Today, I want to share my three favorite questions with you that I ask myself multiple times a day. Questions that improved my focus, productivity, and quality of everyday life.


The first question helps me catch myself when I’d go astray and do easy things that don’t matter instead of focusing on what’s important.

Every time I start working on something, I ask myself:

1. Is this essential?

Remember that time when you knew you should be doing that one thing that actually mattered and moved the needle, like launching that ad campaign, making that phone call, or signing that client. Still, instead, you’d be “productively” procrastinating by researching, thinking about the best ways to do that thing, or creating dashboards in Notion. It’s okay; we’ve all been there.

The question “Is this essential?” gives you clarity, saves time, and makes it easier to achieve your end goal.


The second question I like to ask first thing in the morning, and it works as a reminder throughout the day.

2. What’s the most important thing for the day?

The concept comes from Peter Thiel – co-founder of PayPal, Palantir, Founders Fund, and one of the most interesting people alive.

At PayPal, he’d give everyone a single thing to focus on, only one problem to solve.

Most people tend to procrastinate on the most important and very difficult to solve A+ problems and work on B+ problems instead. So I ask myself, “what’s the one thing on my endless to-do list, that if I accomplished it today, would make the entire day a success?“.

Then I’d focus only on that thing until it’s done. And if after that I have time to tackle the second most important thing – great, I’d do that, and if not – the day is still a success, and I’d feel great about it.


The third question is all about peace of mind.

How often do you catch yourself thinking about some offhand comment that someone has made about you or your work? Going on and on in your mind about the fight that you’ve had with your friend or coworker? Or just getting angry about a canceled flight or a traffic jam?

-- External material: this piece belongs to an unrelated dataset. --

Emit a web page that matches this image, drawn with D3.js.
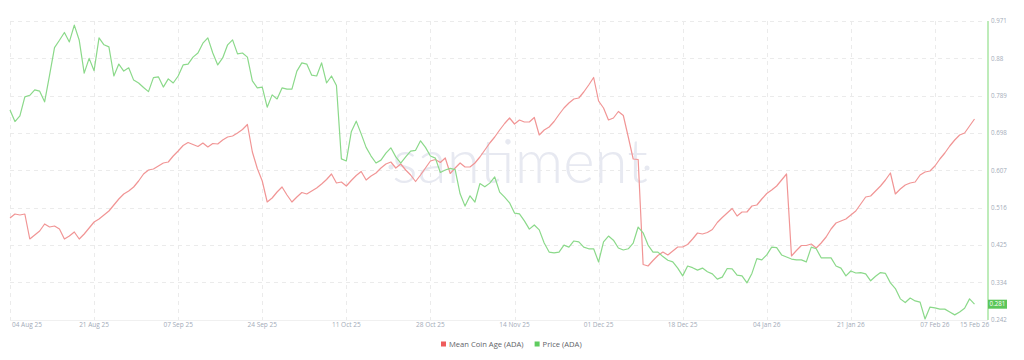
<!DOCTYPE html>
<html><head><meta charset="utf-8">
<script src="https://cdn.jsdelivr.net/npm/d3@7/dist/d3.min.js"></script>
<style>
html,body{margin:0;padding:0;background:#fff;}
svg{display:block;font-family:"Open Sans","Noto Sans",sans-serif;}
</style></head>
<body><svg id="c" width="1024" height="360"></svg>
<script>
// ---- data ----
const startDate = "2025-08-04";           // first daily point
const endDate = "2026-02-15";             // last daily point
const priceADA = [
0.754,0.726,0.740,0.786,0.790,0.803,0.800,0.774,0.839,0.906,
0.924,0.943,0.920,0.961,0.924,0.844,0.880,0.850,0.930,0.913,
0.908,0.837,0.866,0.849,0.857,0.827,0.820,0.809,0.799,0.833,
0.835,0.810,0.830,0.820,0.837,0.864,0.866,0.883,0.893,0.917,
0.930,0.893,0.864,0.881,0.913,0.925,0.891,0.893,0.883,0.825,
0.808,0.810,0.761,0.791,0.781,0.808,0.805,0.805,0.849,0.869,
0.866,0.839,0.837,0.869,0.820,0.837,0.814,0.635,0.630,0.701,
0.727,0.696,0.663,0.642,0.625,0.632,0.649,0.662,0.640,0.625,
0.640,0.654,0.656,0.679,0.663,0.642,0.637,0.602,0.608,0.612,
0.609,0.550,0.520,0.545,0.530,0.575,0.567,0.576,0.591,0.554,
0.542,0.528,0.503,0.501,0.484,0.464,0.474,0.462,0.430,0.408,
0.406,0.408,0.425,0.420,0.435,0.433,0.420,0.416,0.416,0.384,
0.433,0.447,0.437,0.418,0.413,0.416,0.430,0.469,0.455,0.425,
0.408,0.408,0.397,0.388,0.384,0.369,0.350,0.374,0.370,0.364,
0.369,0.360,0.355,0.342,0.347,0.368,0.367,0.352,0.350,0.333,
0.356,0.392,0.389,0.401,0.420,0.419,0.401,0.396,0.391,0.389,
0.389,0.384,0.420,0.416,0.394,0.394,0.394,0.374,0.369,0.350,
0.362,0.357,0.358,0.355,0.338,0.349,0.358,0.356,0.333,0.319,
0.294,0.285,0.296,0.289,0.286,0.245,0.274,0.272,0.269,0.269,
0.262,0.255,0.262,0.271,0.294,0.281];
const meanCoinAge = [
102,106,105,106,81,85,89,96,93,94,
91,81,84,88,81,86,92,98,101,105,
109,115,121,126,129,133,139,146,150,151,
154,157,158,164,169,174.5,177.5,175.5,173.5,177,
173,176.5,176,180,183,184,187,190.5,195.5,168,
151.5,139,118,122,128,133,125,118,123,127.5,
126,129,132,136,140.5,146,137,138,134,139.5,
144.5,148.5,140,144,147,152,156,158,152,156,
150,145,138.5,145,152,159,160.5,157.5,162,146.5,
152,157,153,153,157,163,170,177,183,190,
196.5,202,196,200,198,198,202.5,185,190,193,
198.5,205.5,212,217,221,222,228,235,242.5,219,
212,200,202,208.5,204.5,183,161,160.5,55.5,54,
59.5,64.5,68,65,69,73,73,75.5,81,87,
86,87.5,90.5,97.5,102.5,107,111.5,104,108,108,
114,115,121,126.5,130,134,140,146,64,69.5,
74.5,74.5,76,72,77,83,91,97,99,101,
105,109,116,123,124,129,134,140,147,126,
131,135,137,138,145,148,149,154,161,167,
174,180,185,187,194,201];
const priceTicks = [0.242,0.334,0.425,0.516,0.607,0.698,0.789,0.88,0.971];
const dateTicks = ["2025-08-04","2025-08-21","2025-09-07","2025-09-24","2025-10-11","2025-10-28",
                   "2025-11-14","2025-12-01","2025-12-18","2026-01-04","2026-01-21","2026-02-07"];
const lastLabel = "15 Feb 26";
const priceLabel = "0.281";
const seriesNames = ["Mean Coin Age (ADA)","Price (ADA)"];

// ---- layout ----
const svg = d3.select("#c");
const L = 10, R = 974.5, T = 21, B = 320, AX = 988;
const parse = d3.utcParse("%Y-%m-%d");
const t0 = parse(startDate), t1 = parse(endDate);
const dates = priceADA.map((_, i) => d3.utcDay.offset(t0, i));

const x = d3.scaleUtc().domain([t0, t1]).range([L, R]);
const yP = d3.scaleLinear().domain([0.2425, 0.971]).range([B, T]);
const yA = d3.scaleLinear().domain([0, 299]).range([B, T]);

const gridCol = "#ebebeb";
// horizontal grid
svg.append("g").selectAll("line").data(priceTicks.slice(1)).join("line")
  .attr("x1", L).attr("x2", AX - 3)
  .attr("y1", d => Math.round(yP(d)) + 0.5).attr("y2", d => Math.round(yP(d)) + 0.5)
  .attr("stroke", gridCol).attr("stroke-dasharray", "4,4");
// vertical grid
const tickDates = dateTicks.map(parse);
svg.append("g").selectAll("line").data(tickDates).join("line")
  .attr("x1", d => Math.round(x(d)) + 0.5).attr("x2", d => Math.round(x(d)) + 0.5)
  .attr("y1", T).attr("y2", B)
  .attr("stroke", gridCol).attr("stroke-dasharray", "4,4");
// baseline
svg.append("line").attr("x1", L).attr("x2", AX).attr("y1", B + 0.5).attr("y2", B + 0.5)
  .attr("stroke", "#f0f0f0");

// watermark
svg.append("text").attr("x", 520).attr("y", 183).attr("text-anchor", "middle")
  .attr("font-family", "Lato, 'Open Sans', sans-serif").attr("font-weight", 300)
  .attr("font-size", 62).attr("fill", "#e7e9f1").attr("textLength", 256)
  .attr("lengthAdjust", "spacingAndGlyphs").text("santiment");
svg.append("circle").attr("cx", 391).attr("cy", 167).attr("r", 2.5).attr("fill", "#e7e9f1");
svg.append("circle").attr("cx", 647).attr("cy", 168).attr("r", 2.5).attr("fill", "#e7e9f1");

// x labels
const fmt = d3.utcFormat("%d %b %y");
svg.append("g").selectAll("text").data(tickDates).join("text")
  .attr("x", (d, i) => i === 0 ? x(d) + 2 : x(d))
  .attr("y", 327)
  .attr("text-anchor", (d, i) => i === 0 ? "start" : "middle")
  .attr("font-size", 6.5).attr("fill", "#a3abb8").text(d => fmt(d));
svg.append("text").attr("x", x(t1)).attr("y", 327).attr("text-anchor", "middle")
  .attr("font-size", 6.5).attr("fill", "#a3abb8").text(lastLabel);

// right axis
svg.append("line").attr("x1", AX).attr("x2", AX).attr("y1", T).attr("y2", B)
  .attr("stroke", "#a8e6a3").attr("stroke-width", 1.5);
svg.append("g").selectAll("text").data(priceTicks).join("text")
  .attr("x", AX + 3).attr("y", d => yP(d) + 2.2)
  .attr("font-size", 6.2).attr("fill", "#a3abb8").text(d => d);

// lines
const lineA = d3.line().x((d, i) => x(dates[i])).y(d => yA(d));
const lineP = d3.line().x((d, i) => x(dates[i])).y(d => yP(d));
svg.append("path").datum(meanCoinAge).attr("d", lineA).attr("fill", "none")
  .attr("stroke", "#f19595").attr("stroke-width", 1.2).attr("stroke-linejoin", "round");
svg.append("path").datum(priceADA).attr("d", lineP).attr("fill", "none")
  .attr("stroke", "#8bd98a").attr("stroke-width", 1.2).attr("stroke-linejoin", "round");

// current price badge
const lastP = priceADA[priceADA.length - 1];
svg.append("rect").attr("x", AX).attr("y", yP(lastP) - 4.5).attr("width", 19).attr("height", 9)
  .attr("fill", "#5cc65a");
svg.append("text").attr("x", AX + 9.5).attr("y", yP(lastP) + 2.2).attr("text-anchor", "middle")
  .attr("font-size", 6.2).attr("fill", "#fff").text(priceLabel);

// legend
const legCols = ["#ee5c5c", "#5fcc5f"];
const leg = svg.append("g");
let lx = 441;
seriesNames.forEach((n, i) => {
  leg.append("rect").attr("x", lx).attr("y", 341.5).attr("width", 5).attr("height", 5).attr("fill", legCols[i]);
  const t = leg.append("text").attr("x", lx + 8).attr("y", 346.5).attr("font-size", 7.6)
    .attr("fill", "#5f6368").text(n);
  lx += 8 + t.node().getComputedTextLength() + 11;
});
</script></body></html>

Whenever I find myself in that downward spiral, I ask a simple question:

3. How am I going to feel about this in 15 minutes? 15 days? 15 years?

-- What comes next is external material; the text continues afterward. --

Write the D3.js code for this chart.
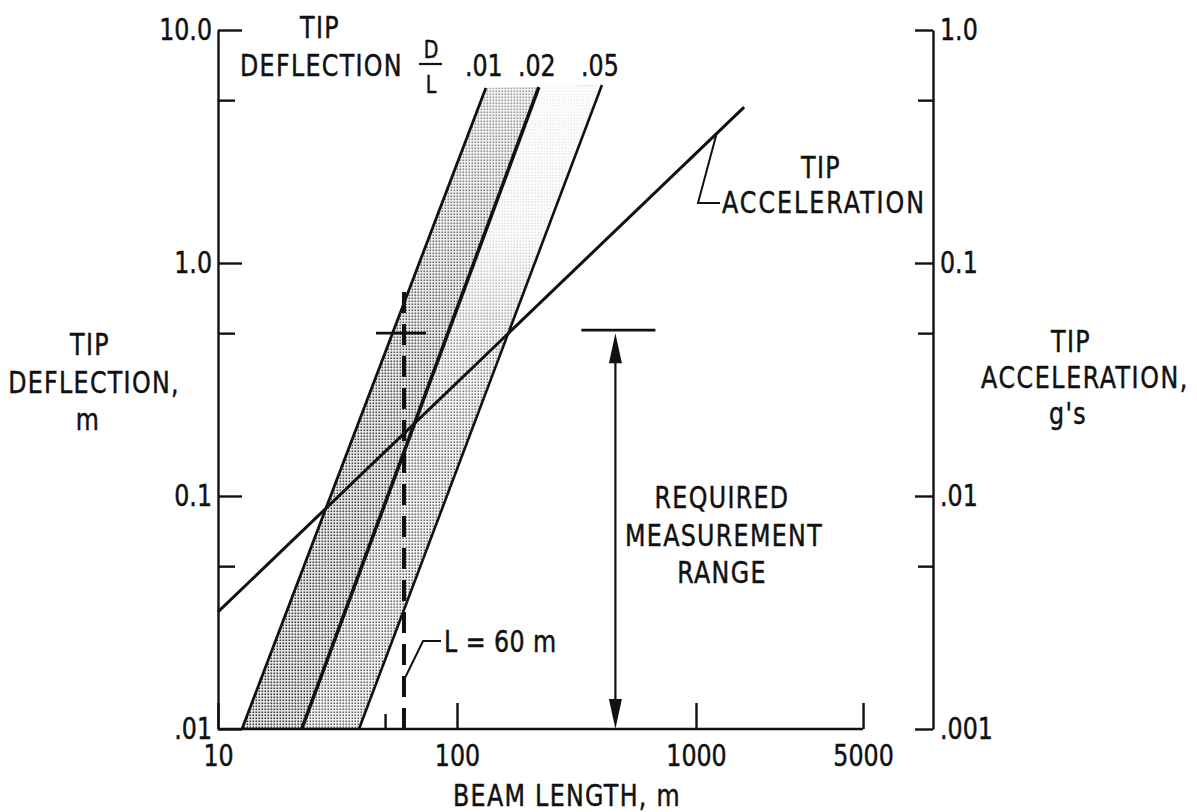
<!DOCTYPE html>
<html><head><meta charset="utf-8">
<script src="https://cdn.jsdelivr.net/npm/d3@7"></script>
<style>
 html,body{margin:0;padding:0;background:#fff;}
 svg text{font-family:"Liberation Sans Narrow","DejaVu Sans Condensed","Liberation Sans",sans-serif;fill:#111;stroke:#111;stroke-width:0.45px;}
</style></head>
<body><svg id="c" width="1197" height="812"></svg>
<script>
// ---- data ----
const xTicks = [10, 100, 1000, 5000];
const xTickLabels = ["10", "100", "1000", "5000"];
const xMinorTicks = [50];
const leftTicks = [10, 1, 0.1, 0.01];
const leftTickLabels = ["10.0", "1.0", "0.1", ".01"];
const leftMinorTicks = [5, 0.5, 0.05];
const rightTicks = [1, 0.1, 0.01, 0.001];
const rightTickLabels = ["1.0", "0.1", ".01", ".001"];
const rightMinorTicks = [0.5, 0.05, 0.005];

const ratioLabels = [".01", ".02", ".05"];
const ratio01Length = [12.6, 132];
const ratio01Defl = [0.01, 5.64];
const ratio02Length = [22.4, 220];
const ratio02Defl = [0.01, 5.69];
const ratio05Length = [38.9, 404];
const ratio05Defl = [0.01, 5.81];

const accelLength = [10, 1590];
const accelG = [0.00318, 0.467];
const accelLeaderLength = 1220;

const designLength = 60;          // L = 60 m
const designDeflRange = [0.01, 0.79];
const requiredDefl = 0.5;
const rangeLength = 460;
const rangeDefl = [0.5, 0.01];

// ---- scales ----
const svg = d3.select("#c");
svg.append("rect").attr("width",1197).attr("height",812).attr("fill","#fff");
const x = d3.scaleLog().domain([10, 10000]).range([218, 935]);
const yL = d3.scaleLog().domain([0.01, 10]).range([729, 30]);
const yR = d3.scaleLog().domain([0.001, 1]).range([729, 30]);
const FS = 30, SQ = 0.88;

// horizontal condensing around the text's own x position
function squeeze(sel){
  sel.each(function(){
    const t = d3.select(this);
    const ax = +(t.attr("x") || 0);
    const prev = t.attr("transform") || "";
    t.attr("transform", `${prev} translate(${ax},0) scale(${SQ},1) translate(${-ax},0)`);
  });
}

// stipple patterns + fade gradients
const defs = svg.append("defs");
function stipple(id, bg, dot, sz){
  const p = defs.append("pattern").attr("id", id).attr("patternUnits","userSpaceOnUse")
    .attr("width",3).attr("height",3);
  p.append("rect").attr("width",3).attr("height",3).attr("fill",bg);
  p.append("rect").attr("x",0.5).attr("y",0.5).attr("width",sz).attr("height",sz).attr("fill",dot);
}
stipple("pDark", "#ebebeb", "#333", 1.6);
stipple("pLight", "#f0f0f0", "#444", 1.45);
function grad(id, stops){
  const g = defs.append("linearGradient").attr("id", id).attr("gradientUnits","userSpaceOnUse")
    .attr("x1",0).attr("x2",0).attr("y1", yL(10)).attr("y2", yL(0.01));
  stops.forEach(s => g.append("stop").attr("offset", s[0]).attr("stop-color","#fff").attr("stop-opacity", s[1]));
}
grad("fDark", [[0.05,0.55],[0.3,0.3],[0.5,0.1],[1,0]]);
grad("fLight", [[0.05,0.93],[0.3,0.82],[0.45,0.35],[0.6,0.12],[1,0.05]]);

const ratios = [
  {label: ratioLabels[0], L: ratio01Length, D: ratio01Defl, w: 2.8},
  {label: ratioLabels[1], L: ratio02Length, D: ratio02Defl, w: 3.6},
  {label: ratioLabels[2], L: ratio05Length, D: ratio05Defl, w: 2.6}
];
const pts = r => r.L.map((l,i) => [x(l), yL(r.D[i])]);
const line = d3.line();

function band(a, b, pat, fade){
  const d = line(pts(a).concat(pts(b).reverse())) + "Z";
  svg.append("path").attr("d", d).attr("fill", pat);
  svg.append("path").attr("d", d).attr("fill", fade);
}
band(ratios[0], ratios[1], "url(#pDark)", "url(#fDark)");
band(ratios[1], ratios[2], "url(#pLight)", "url(#fLight)");

ratios.forEach(r => {
  svg.append("path").attr("d", line(pts(r))).attr("fill","none")
    .attr("stroke","#111").attr("stroke-width", r.w);
  const top = pts(r)[1];
  svg.append("text").attr("x", top[0]-2).attr("y", 76).attr("text-anchor","middle")
    .attr("font-size", FS).text(r.label).call(squeeze);
});

// acceleration line (right axis, g's)
svg.append("path").attr("d", line(accelLength.map((l,i)=>[x(l), yR(accelG[i])])))
  .attr("fill","none").attr("stroke","#111").attr("stroke-width",3);

// ---- axes ----
function styleAxis(g){
  g.attr("font-family", null).attr("font-size", null);
  g.selectAll("text").attr("font-size", FS).attr("fill","#111").call(squeeze);
  g.selectAll("line,path").attr("stroke","#111").attr("stroke-width",2.4);
}
svg.append("g").attr("transform","translate(218,0)")
  .call(d3.axisLeft(yL).tickValues(leftTicks).tickFormat((d,i)=>leftTickLabels[i]).tickSizeInner(-24).tickSizeOuter(0).tickPadding(6))
  .call(styleAxis);
svg.append("g").attr("transform","translate(218,0)")
  .call(d3.axisLeft(yL).tickValues(leftMinorTicks).tickFormat("").tickSizeInner(-17).tickSizeOuter(0))
  .call(styleAxis).select(".domain").remove();
svg.append("g").attr("transform","translate(933,0)")
  .call(d3.axisRight(yR).tickValues(rightTicks).tickFormat((d,i)=>rightTickLabels[i]).tickSizeInner(-18).tickSizeOuter(0).tickPadding(7))
  .call(styleAxis);
svg.append("g").attr("transform","translate(933,0)")
  .call(d3.axisRight(yR).tickValues(rightMinorTicks).tickFormat("").tickSizeInner(-15).tickSizeOuter(0))
  .call(styleAxis).select(".domain").remove();
const bx = svg.append("g").attr("transform","translate(0,729)")
  .call(d3.axisBottom(x).tickValues(xTicks).tickFormat((d,i)=>xTickLabels[i]).tickSizeInner(-26).tickSizeOuter(0).tickPadding(16))
  .call(styleAxis);
bx.select(".domain").remove();
svg.append("g").attr("transform","translate(0,729)")
  .call(d3.axisBottom(x).tickValues(xMinorTicks).tickFormat("").tickSizeInner(-15).tickSizeOuter(0))
  .call(styleAxis).select(".domain").remove();
svg.append("line").attr("x1", x(10)).attr("x2", x(5000)).attr("y1",729).attr("y2",729)
  .attr("stroke","#111").attr("stroke-width",2.4);

// ---- L = 60 m dashed line & crosshair ----
svg.append("line").attr("x1", x(designLength)).attr("x2", x(designLength))
  .attr("y1", yL(designDeflRange[0])).attr("y2", yL(designDeflRange[1]))
  .attr("stroke","#111").attr("stroke-width",4).attr("stroke-dasharray","21,11");
svg.append("line").attr("x1", x(designLength)-28).attr("x2", x(designLength)+22)
  .attr("y1", yL(requiredDefl)).attr("y2", yL(requiredDefl)).attr("stroke","#111").attr("stroke-width",2.8);

// ---- required measurement range arrow ----
const ax = x(rangeLength);
const yt = yL(rangeDefl[0]), yb = yL(rangeDefl[1]);
svg.append("line").attr("x1", ax-34).attr("x2", ax+40).attr("y1", yt-3).attr("y2", yt-3)
  .attr("stroke","#111").attr("stroke-width",2.8);
svg.append("line").attr("x1", ax).attr("x2", ax).attr("y1", yt+20).attr("y2", yb-20)
  .attr("stroke","#111").attr("stroke-width",2.2);
svg.append("path").attr("d", `M${ax},${yt} L${ax-6.5},${yt+30} L${ax+6.5},${yt+30} Z`).attr("fill","#111");
svg.append("path").attr("d", `M${ax},${yb} L${ax-6.5},${yb-30} L${ax+6.5},${yb-30} Z`).attr("fill","#111");

// ---- texts ----
function txt(s, xx, yy, anchor, opts){
  return svg.append("text").attr("x", xx).attr("y", yy).attr("text-anchor", anchor||"start")
    .attr("font-size", (opts&&opts.fs)||FS).attr("letter-spacing", (opts&&opts.ls!=null)?opts.ls:1.5)
    .text(s).call(squeeze);
}
txt("TIP", 320, 38, "middle");
txt("DEFLECTION", 240, 76, "start");
txt("D", 431, 58, "middle", {fs:24, ls:0});
svg.append("line").attr("x1",419).attr("x2",442).attr("y1",64).attr("y2",64).attr("stroke","#111").attr("stroke-width",2.2);
txt("L", 431, 93, "middle", {fs:24, ls:0});

txt("TIP", 90, 355, "middle");
txt("DEFLECTION,", 94, 393, "middle");
txt("m", 88, 430, "middle");
txt("TIP", 1071, 352, "middle");
txt("ACCELERATION,", 1085, 388, "middle", {ls:1.8});
txt("g's", 1068, 424, "middle");
txt("BEAM LENGTH,  m", 567, 806, "middle");

// tip acceleration annotation
const slope = Math.log(accelG[1]/accelG[0]) / Math.log(accelLength[1]/accelLength[0]);
const la = [x(accelLeaderLength), yR(accelG[0]*Math.pow(accelLeaderLength/accelLength[0], slope))];
svg.append("path").attr("d", `M${la[0]},${la[1]} L698,203 L720,203`)
  .attr("fill","none").attr("stroke","#111").attr("stroke-width",2);
txt("TIP", 821, 178, "middle");
txt("ACCELERATION", 722, 213, "start", {ls:2.3});

// L = 60 m annotation
svg.append("path").attr("d", `M${x(designLength)+1},678 L423,641 L441,641`).attr("fill","none").attr("stroke","#111").attr("stroke-width",2);
txt("L = 60 m", 444, 652, "start", {ls:0.5});

txt("REQUIRED", 722, 508, "middle");
txt("MEASUREMENT", 724, 546, "middle");
txt("RANGE", 722, 583, "middle");
</script></body></html>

Answering this question helps me to almost immediately let go of what seemed to be an important problem that occupied all of my headspace just a second ago. And it works 100% of the time.

You’re not even going to remember that missed flight in 15 years, let alone care about it, so what’s the point of getting all worked up about it now?


Asking yourself helpful questions is great, but how do you remember to do that?

I’m a big fan of sticky notes, and I have a few of them with these questions, along with a few reminders around my workspace. So I’d actually see the questions multiple times a day without the need of reminding myself to ask them. You could also create a wallpaper for your phone or even a browser extension asking you a question whenever you open a new tab. That’d work just as well.


These questions gave me an entirely new perspective not just on my day but on my life, and I hope they’ll help you too.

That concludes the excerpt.